Unlike rigid concrete digesters that require extensive civil construction, flexible digester systems are built around engineered membrane structures using reinforced PVC or TPU composite materials. For agricultural biogas containment, membrane thickness typically ranges from 0.9 mm to 1.5 mm depending on project scale, substrate chemistry, and mechanical loading requirements. TPU structures are particularly valued in variable outdoor environments because of their flexibility under low-temperature conditions, tensile resistance, and strong seam integrity when joined through high-frequency welding or thermal fusion welding processes. Seam widths commonly exceed 30–50 mm in industrial fabrication, creating broad bonded zones that improve long-term gas retention consistency under fluctuating internal pressure.

For Southern Russian operators, this structural characteristic matters because climate conditions are mixed. Summers can be hot and dry, while winters periodically introduce sub-zero temperatures. Digesters used in these regions therefore benefit from materials engineered for service conditions commonly ranging from approximately -30°C to +70°C, combined with UV-resistant coatings that reduce long-term surface degradation under direct solar exposure. These are material parameters—not marketing claims—and they directly influence operating life in exposed agricultural environments.

A typical installation scenario in Southern Russia may involve a mid-sized dairy producer operating a 300–800 head cattle unit. Organic slurry is collected into a pretreatment basin, homogenized to maintain suitable solids concentration, and fed continuously or semi-continuously into a flexible anaerobic digestion chamber sized anywhere from 200 m³ to 2,000 m³ depending on retention time design. Mesophilic digestion, commonly maintained near 35–38°C, supports stable microbial activity when supported by basic insulation, substrate temperature control, or recovered thermal energy from combustion equipment.

The resulting biogas—normally containing methane in the range of roughly 50–70%, alongside carbon dioxide and trace hydrogen sulfide—can then be routed toward boiler heating, hot water generation, grain drying support, or low-scale electricity generation where CHP infrastructure is economically practical.

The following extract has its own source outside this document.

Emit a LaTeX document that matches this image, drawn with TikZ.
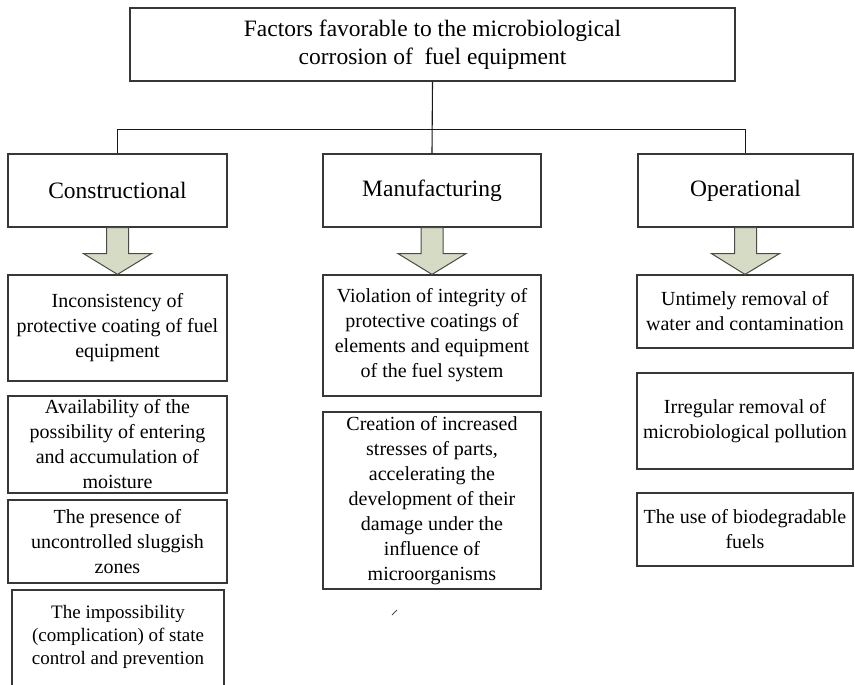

For Russian agricultural businesses, the effect is often operational rather than promotional. Waste becomes more manageable. Odor intensity becomes easier to control through closed digestion containment. Nutrient-rich digestate can be stored and applied more predictably as fertilizer input. Fuel dependency for some thermal loads becomes partially diversified. More importantly, operators gain a waste management system designed around agricultural reality rather than municipal-scale infrastructure assumptions.

Several Southern Russian farm managers evaluating flexible digesters also focus on installation practicality. This is where membrane systems fit local needs: transportable in compact folded form, deployable in rural areas with limited heavy construction access, expandable through modular sizing, and serviceable without large concrete structural repair costs. For seasonal agricultural businesses or phased farm expansion, this flexibility changes project feasibility.

Biogas adoption in Southern Russia is therefore not simply an energy discussion—it is increasingly a farm engineering discussion. Where manure volume, organic residue handling, and decentralized energy demand intersect, flexible membrane digestion offers a technically grounded pathway built around real operating conditions, measurable material standards, and practical agricultural utility. For dairy and poultry operators looking beyond waste storage toward integrated resource management, that shift is becoming increasingly relevant.